Inducted in 1975
Won two Stanley Cups with different teams
Played in the NHL
GM of Boston Bruins
Three Stanley Cups
Ten league championships
Art Ross Trophy introduced by NHL to honour Ross
He played just three games in the "new" league called the NHL, but that same league would have been quite different without the lifelong contributions of Art Ross. Ross played hockey for more than a decade, but this was in the pre-NHL era of small towns and transient leagues. Ross was brought in as a ringer with the Kenora Thistles, a team that spent its money wisely for he helped the smallest city win a Stanley Cup in 1907. A year later, he won another Cup, this time with the more formidable Montreal Wanderers. Ross stayed with the Wanderers for the better part of seven years as it became a founding team in the National Hockey Association (NHA). He went to Ottawa for two years but returned to Montreal in time for the inaugural NHL season in 1917. Just three games into the '17-'18 season, though, the team's arena burned down and Ross retired from the game as a player.

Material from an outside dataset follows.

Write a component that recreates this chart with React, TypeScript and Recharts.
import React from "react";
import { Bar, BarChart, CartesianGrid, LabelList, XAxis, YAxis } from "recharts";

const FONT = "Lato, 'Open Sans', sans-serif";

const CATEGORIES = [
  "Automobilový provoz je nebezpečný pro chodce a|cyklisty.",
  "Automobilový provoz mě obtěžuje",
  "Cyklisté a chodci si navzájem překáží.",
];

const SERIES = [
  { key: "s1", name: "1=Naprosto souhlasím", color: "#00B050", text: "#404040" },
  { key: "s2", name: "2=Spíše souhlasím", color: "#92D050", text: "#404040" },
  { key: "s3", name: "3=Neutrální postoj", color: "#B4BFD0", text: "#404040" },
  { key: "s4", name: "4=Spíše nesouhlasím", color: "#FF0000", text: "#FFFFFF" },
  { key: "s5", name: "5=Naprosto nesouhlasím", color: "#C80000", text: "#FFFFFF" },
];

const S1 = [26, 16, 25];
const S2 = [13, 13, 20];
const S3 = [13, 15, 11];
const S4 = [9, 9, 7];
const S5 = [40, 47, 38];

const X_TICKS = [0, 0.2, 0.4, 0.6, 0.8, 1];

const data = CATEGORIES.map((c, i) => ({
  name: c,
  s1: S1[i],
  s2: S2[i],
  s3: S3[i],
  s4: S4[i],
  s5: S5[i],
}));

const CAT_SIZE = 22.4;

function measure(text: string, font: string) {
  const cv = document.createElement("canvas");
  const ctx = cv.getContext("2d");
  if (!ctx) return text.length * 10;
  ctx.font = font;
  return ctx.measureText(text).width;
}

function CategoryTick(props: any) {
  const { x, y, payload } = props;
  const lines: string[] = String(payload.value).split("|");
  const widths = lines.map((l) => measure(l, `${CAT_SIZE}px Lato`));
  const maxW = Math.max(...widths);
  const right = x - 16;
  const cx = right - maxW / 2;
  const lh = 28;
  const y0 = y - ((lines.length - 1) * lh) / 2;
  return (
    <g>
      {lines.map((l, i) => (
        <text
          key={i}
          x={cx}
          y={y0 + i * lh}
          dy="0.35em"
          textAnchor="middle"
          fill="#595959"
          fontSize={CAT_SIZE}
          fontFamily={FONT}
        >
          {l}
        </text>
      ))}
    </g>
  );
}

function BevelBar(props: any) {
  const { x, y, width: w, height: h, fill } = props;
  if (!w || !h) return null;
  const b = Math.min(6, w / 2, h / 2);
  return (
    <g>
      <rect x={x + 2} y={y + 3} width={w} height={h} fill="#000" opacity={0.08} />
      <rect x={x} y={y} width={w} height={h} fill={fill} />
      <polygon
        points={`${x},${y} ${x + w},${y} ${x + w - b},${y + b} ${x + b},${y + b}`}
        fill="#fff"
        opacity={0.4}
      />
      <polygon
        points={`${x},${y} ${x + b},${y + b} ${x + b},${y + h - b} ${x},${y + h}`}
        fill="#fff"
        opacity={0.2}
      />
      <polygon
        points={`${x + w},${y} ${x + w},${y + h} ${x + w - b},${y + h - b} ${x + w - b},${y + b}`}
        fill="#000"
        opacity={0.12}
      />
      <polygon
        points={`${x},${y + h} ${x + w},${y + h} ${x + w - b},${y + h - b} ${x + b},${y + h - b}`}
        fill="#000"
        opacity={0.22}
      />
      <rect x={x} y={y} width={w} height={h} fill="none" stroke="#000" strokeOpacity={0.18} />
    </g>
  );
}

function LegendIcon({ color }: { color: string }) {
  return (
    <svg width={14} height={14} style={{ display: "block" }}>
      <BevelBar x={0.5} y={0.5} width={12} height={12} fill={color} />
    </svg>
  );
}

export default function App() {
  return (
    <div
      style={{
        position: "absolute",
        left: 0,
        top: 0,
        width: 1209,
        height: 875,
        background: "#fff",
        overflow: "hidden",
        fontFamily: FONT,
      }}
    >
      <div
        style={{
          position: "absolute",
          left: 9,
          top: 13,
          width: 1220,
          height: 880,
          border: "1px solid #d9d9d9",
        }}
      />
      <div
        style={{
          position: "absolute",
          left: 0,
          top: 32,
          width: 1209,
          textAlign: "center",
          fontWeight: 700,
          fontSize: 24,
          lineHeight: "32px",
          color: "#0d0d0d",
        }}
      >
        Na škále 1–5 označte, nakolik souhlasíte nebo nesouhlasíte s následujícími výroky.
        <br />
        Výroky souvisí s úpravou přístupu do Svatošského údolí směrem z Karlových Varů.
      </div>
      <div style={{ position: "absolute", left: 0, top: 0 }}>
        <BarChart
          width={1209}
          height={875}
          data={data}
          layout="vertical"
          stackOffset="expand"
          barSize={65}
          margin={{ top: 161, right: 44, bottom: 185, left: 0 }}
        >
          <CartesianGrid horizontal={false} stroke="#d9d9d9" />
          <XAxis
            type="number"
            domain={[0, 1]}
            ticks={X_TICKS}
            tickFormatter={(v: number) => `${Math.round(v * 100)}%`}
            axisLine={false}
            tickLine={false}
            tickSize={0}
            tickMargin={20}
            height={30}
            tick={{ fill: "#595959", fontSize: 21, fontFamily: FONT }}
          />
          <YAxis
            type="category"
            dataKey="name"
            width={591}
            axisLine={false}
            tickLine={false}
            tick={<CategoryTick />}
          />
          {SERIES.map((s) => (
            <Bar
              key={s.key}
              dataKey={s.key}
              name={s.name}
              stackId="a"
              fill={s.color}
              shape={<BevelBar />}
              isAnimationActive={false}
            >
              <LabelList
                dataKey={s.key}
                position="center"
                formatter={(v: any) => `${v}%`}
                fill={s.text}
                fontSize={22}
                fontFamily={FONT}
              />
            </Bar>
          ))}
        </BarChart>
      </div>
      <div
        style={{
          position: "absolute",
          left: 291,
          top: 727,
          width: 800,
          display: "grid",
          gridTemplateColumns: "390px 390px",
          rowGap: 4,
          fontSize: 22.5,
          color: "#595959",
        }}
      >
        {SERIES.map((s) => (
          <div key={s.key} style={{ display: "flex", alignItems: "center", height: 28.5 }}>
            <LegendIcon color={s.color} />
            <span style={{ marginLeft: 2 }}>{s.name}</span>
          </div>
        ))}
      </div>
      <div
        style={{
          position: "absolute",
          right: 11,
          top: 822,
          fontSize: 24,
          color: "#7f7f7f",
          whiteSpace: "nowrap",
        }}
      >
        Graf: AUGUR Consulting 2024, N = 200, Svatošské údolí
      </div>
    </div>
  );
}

He turned to coaching and officiating, but in 1924, Charles Adams brought NHL hockey to Boston and hired Ross to take over the team's operations. For the next 30 years, Ross was a fixture with the Bruins, discovering literally every great player that passed through the team, from Eddie Shore to Milt Schmidt to Woody Dumart. In all, the team won ten league championships and three Stanley Cups under Ross's stewardship. In addition to his managing acumen, Ross was a pioneer and inventor. He designed the B-frame goal net which kept pucks inside the netting more effectively than previously, and he convinced the NHL to use a more consistent puck which became known as the Art Ross puck (or, sometimes, the Ross-Tyer puck). In 1947, to honour his contributions to the game, the NHL introduced the Art Ross Trophy, given annually every year since to the player who has scored the post points in the season.